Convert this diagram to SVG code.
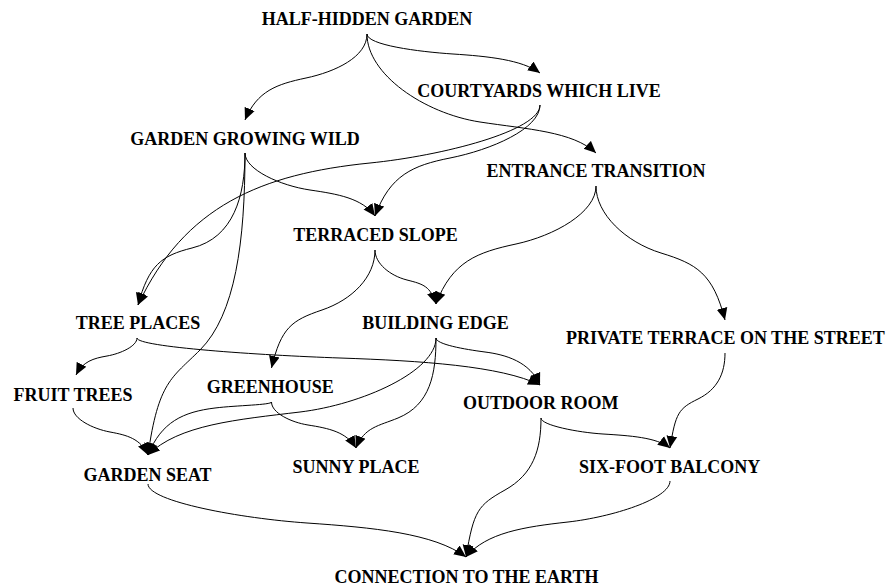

---

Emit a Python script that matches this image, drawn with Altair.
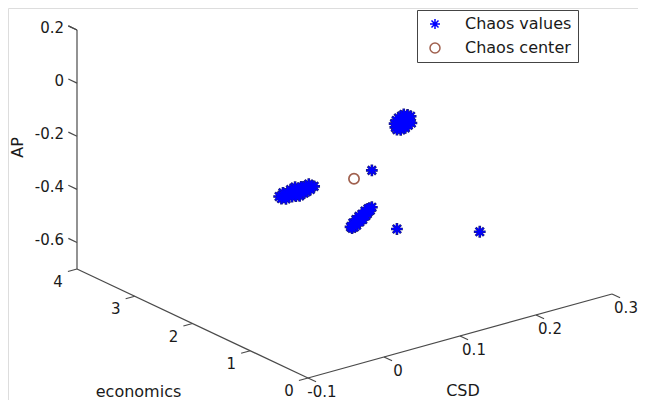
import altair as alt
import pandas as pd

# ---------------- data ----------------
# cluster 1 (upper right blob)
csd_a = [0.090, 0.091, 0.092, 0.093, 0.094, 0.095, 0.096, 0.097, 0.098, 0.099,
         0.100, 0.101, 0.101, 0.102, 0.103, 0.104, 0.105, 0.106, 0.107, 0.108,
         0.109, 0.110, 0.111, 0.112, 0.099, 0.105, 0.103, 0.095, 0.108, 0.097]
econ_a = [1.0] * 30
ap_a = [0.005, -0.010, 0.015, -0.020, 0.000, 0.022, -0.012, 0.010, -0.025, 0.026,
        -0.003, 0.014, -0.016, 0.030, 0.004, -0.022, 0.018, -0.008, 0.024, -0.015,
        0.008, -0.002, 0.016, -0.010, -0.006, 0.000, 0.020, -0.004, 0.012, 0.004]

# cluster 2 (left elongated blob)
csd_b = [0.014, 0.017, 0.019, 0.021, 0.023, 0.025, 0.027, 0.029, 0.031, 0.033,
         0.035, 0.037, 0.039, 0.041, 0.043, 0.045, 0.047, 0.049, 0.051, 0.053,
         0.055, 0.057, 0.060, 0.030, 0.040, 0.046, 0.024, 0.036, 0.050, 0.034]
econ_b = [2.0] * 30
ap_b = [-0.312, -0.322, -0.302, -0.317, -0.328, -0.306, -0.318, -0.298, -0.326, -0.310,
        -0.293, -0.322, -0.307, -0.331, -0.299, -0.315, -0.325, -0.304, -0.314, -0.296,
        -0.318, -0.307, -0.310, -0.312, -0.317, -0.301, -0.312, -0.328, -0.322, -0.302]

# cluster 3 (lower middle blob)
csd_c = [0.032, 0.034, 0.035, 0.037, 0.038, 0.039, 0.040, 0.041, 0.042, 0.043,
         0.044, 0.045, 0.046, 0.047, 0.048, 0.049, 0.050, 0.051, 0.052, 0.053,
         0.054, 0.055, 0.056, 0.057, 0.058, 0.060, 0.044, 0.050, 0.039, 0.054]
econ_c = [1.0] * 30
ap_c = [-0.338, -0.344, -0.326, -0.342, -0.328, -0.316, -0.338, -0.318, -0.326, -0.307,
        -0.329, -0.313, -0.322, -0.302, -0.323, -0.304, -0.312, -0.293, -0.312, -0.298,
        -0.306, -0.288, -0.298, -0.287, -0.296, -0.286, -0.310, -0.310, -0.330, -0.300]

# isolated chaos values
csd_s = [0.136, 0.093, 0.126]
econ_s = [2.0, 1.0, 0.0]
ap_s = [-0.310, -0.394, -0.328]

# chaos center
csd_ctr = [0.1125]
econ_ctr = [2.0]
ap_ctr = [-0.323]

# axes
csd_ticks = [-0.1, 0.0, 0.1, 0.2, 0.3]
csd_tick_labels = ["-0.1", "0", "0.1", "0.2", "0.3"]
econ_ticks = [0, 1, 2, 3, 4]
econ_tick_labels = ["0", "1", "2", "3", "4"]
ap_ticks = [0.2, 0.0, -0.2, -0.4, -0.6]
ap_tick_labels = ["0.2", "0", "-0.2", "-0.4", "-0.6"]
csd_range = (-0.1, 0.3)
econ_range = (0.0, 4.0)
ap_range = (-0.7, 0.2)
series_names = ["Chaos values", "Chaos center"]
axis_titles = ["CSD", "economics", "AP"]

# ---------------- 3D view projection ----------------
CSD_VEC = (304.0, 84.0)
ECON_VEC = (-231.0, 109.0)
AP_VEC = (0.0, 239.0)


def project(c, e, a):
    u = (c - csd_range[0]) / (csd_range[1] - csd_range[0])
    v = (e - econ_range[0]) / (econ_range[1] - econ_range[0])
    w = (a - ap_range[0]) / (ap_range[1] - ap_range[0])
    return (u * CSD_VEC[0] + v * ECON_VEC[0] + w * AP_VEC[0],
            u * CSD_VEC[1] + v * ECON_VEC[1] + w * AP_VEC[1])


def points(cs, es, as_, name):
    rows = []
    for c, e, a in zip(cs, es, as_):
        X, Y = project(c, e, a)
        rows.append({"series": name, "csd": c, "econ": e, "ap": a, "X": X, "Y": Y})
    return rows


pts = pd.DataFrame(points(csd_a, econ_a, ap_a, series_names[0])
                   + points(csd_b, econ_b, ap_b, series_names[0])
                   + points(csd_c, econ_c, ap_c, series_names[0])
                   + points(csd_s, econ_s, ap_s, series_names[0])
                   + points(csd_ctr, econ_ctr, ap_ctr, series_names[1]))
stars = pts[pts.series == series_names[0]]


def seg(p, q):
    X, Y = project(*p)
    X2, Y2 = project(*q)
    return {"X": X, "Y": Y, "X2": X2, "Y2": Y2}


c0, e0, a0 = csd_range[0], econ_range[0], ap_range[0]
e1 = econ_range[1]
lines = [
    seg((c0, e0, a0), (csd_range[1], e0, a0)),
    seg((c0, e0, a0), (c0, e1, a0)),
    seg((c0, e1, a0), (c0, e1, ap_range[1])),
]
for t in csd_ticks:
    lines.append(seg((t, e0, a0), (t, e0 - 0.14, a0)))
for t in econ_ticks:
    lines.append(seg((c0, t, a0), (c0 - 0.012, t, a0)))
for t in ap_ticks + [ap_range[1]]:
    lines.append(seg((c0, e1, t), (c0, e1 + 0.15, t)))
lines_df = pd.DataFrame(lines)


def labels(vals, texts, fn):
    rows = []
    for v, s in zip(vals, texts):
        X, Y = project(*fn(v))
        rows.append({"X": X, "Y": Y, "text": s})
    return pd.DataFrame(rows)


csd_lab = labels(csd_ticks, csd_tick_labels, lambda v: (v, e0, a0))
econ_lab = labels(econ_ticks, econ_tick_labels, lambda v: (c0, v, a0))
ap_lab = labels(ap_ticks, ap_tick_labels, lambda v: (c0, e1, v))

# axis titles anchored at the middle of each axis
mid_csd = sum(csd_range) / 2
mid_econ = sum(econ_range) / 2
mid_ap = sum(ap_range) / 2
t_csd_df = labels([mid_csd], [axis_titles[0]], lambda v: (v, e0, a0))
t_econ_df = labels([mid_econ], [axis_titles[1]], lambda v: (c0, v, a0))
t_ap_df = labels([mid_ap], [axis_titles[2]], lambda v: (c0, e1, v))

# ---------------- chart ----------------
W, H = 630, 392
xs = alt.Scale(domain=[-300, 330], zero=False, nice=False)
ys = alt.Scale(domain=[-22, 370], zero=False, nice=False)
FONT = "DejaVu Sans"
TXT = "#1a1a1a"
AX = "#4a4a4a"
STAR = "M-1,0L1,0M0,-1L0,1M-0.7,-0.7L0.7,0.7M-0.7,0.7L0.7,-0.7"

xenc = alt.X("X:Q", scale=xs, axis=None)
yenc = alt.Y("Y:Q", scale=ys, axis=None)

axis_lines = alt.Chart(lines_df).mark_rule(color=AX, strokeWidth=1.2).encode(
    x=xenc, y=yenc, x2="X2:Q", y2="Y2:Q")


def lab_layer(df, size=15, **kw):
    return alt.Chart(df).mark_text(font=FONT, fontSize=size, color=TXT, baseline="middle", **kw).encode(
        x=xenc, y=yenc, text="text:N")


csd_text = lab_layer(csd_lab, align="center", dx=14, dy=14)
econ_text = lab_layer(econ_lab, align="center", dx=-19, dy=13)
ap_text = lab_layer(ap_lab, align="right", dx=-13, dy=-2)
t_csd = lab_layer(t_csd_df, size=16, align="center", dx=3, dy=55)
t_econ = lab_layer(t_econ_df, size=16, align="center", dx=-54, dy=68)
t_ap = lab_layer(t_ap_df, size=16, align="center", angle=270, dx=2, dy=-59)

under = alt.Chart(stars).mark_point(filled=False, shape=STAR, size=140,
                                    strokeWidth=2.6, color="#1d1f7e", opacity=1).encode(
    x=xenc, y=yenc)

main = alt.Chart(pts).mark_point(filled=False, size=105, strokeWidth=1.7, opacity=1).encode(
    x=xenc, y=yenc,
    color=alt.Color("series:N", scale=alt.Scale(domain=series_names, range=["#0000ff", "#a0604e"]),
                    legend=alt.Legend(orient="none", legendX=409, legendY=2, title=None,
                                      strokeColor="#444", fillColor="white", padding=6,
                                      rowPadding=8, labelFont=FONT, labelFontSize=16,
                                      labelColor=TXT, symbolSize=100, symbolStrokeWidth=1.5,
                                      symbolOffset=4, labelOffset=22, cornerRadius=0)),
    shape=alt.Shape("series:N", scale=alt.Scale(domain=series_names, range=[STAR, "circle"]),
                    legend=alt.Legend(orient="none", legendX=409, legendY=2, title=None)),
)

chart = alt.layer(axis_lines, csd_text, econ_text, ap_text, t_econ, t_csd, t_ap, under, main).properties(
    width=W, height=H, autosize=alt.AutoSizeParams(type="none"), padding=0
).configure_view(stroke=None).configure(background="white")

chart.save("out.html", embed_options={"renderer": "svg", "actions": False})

==

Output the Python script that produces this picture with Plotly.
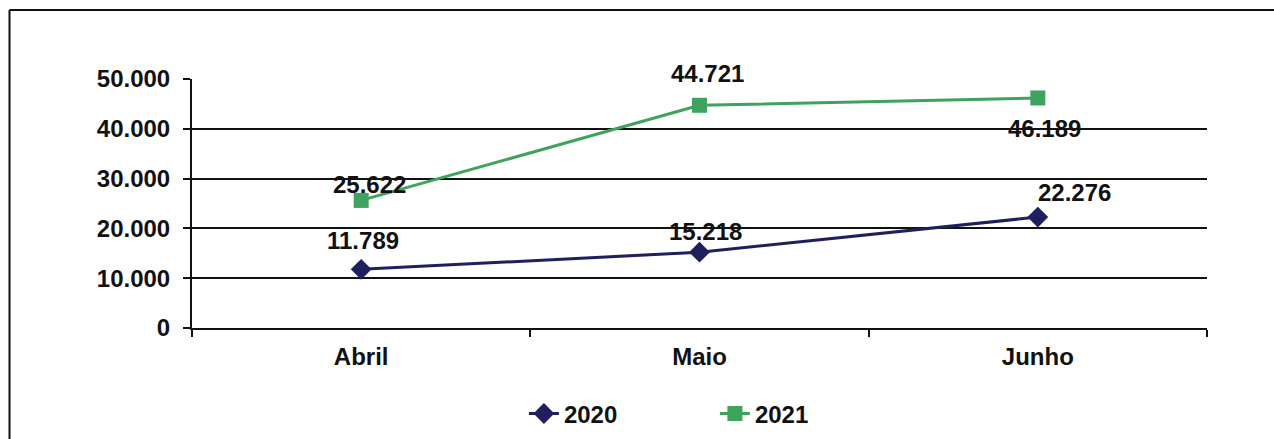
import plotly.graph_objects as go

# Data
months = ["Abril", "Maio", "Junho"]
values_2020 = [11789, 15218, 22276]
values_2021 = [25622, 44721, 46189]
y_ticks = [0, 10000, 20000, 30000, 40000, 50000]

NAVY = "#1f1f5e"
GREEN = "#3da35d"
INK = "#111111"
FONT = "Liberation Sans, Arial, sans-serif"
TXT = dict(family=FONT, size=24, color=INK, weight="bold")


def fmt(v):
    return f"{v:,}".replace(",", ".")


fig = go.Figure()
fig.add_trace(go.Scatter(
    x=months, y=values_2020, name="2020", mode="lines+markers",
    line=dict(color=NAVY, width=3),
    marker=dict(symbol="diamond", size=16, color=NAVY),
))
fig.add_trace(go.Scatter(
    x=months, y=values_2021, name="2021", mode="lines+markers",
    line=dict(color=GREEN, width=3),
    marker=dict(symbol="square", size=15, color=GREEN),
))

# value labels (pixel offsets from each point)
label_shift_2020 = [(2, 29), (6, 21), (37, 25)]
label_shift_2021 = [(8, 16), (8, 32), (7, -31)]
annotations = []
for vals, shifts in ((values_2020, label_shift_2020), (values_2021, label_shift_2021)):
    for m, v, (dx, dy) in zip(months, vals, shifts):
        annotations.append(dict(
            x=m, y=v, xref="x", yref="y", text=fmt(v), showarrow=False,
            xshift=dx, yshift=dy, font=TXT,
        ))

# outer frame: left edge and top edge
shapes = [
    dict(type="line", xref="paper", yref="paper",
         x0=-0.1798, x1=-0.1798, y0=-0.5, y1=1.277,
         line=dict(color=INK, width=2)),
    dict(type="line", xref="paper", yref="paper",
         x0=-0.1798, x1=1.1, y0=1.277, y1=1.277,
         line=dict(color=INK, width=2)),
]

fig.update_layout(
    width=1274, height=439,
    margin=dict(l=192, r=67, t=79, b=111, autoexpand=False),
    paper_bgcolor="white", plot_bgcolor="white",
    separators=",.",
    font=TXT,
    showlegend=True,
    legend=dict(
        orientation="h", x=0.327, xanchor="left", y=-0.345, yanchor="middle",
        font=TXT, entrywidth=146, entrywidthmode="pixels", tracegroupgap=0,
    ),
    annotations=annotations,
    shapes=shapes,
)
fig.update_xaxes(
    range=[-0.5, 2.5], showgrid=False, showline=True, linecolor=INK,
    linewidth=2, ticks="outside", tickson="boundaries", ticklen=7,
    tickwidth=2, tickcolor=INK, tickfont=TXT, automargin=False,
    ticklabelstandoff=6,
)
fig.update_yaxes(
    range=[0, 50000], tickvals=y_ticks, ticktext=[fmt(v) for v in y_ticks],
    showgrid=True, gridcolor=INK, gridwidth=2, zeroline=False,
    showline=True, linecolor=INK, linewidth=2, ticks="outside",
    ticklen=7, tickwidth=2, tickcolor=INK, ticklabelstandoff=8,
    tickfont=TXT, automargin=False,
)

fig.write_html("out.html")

- Exercise prompt: Your job is to reproduce the lines from the one with "Emit a Python" through the one with "-0.328, -0.322, -0.302]", both kept, exactly as they are. Leave out the pictures.

- Solution:
Emit a Python script that matches this image, drawn with Altair.
import altair as alt
import pandas as pd

# ---------------- data ----------------
# cluster 1 (upper right blob)
csd_a = [0.090, 0.091, 0.092, 0.093, 0.094, 0.095, 0.096, 0.097, 0.098, 0.099,
         0.100, 0.101, 0.101, 0.102, 0.103, 0.104, 0.105, 0.106, 0.107, 0.108,
         0.109, 0.110, 0.111, 0.112, 0.099, 0.105, 0.103, 0.095, 0.108, 0.097]
econ_a = [1.0] * 30
ap_a = [0.005, -0.010, 0.015, -0.020, 0.000, 0.022, -0.012, 0.010, -0.025, 0.026,
        -0.003, 0.014, -0.016, 0.030, 0.004, -0.022, 0.018, -0.008, 0.024, -0.015,
        0.008, -0.002, 0.016, -0.010, -0.006, 0.000, 0.020, -0.004, 0.012, 0.004]

# cluster 2 (left elongated blob)
csd_b = [0.014, 0.017, 0.019, 0.021, 0.023, 0.025, 0.027, 0.029, 0.031, 0.033,
         0.035, 0.037, 0.039, 0.041, 0.043, 0.045, 0.047, 0.049, 0.051, 0.053,
         0.055, 0.057, 0.060, 0.030, 0.040, 0.046, 0.024, 0.036, 0.050, 0.034]
econ_b = [2.0] * 30
ap_b = [-0.312, -0.322, -0.302, -0.317, -0.328, -0.306, -0.318, -0.298, -0.326, -0.310,
        -0.293, -0.322, -0.307, -0.331, -0.299, -0.315, -0.325, -0.304, -0.314, -0.296,
        -0.318, -0.307, -0.310, -0.312, -0.317, -0.301, -0.312, -0.328, -0.322, -0.302]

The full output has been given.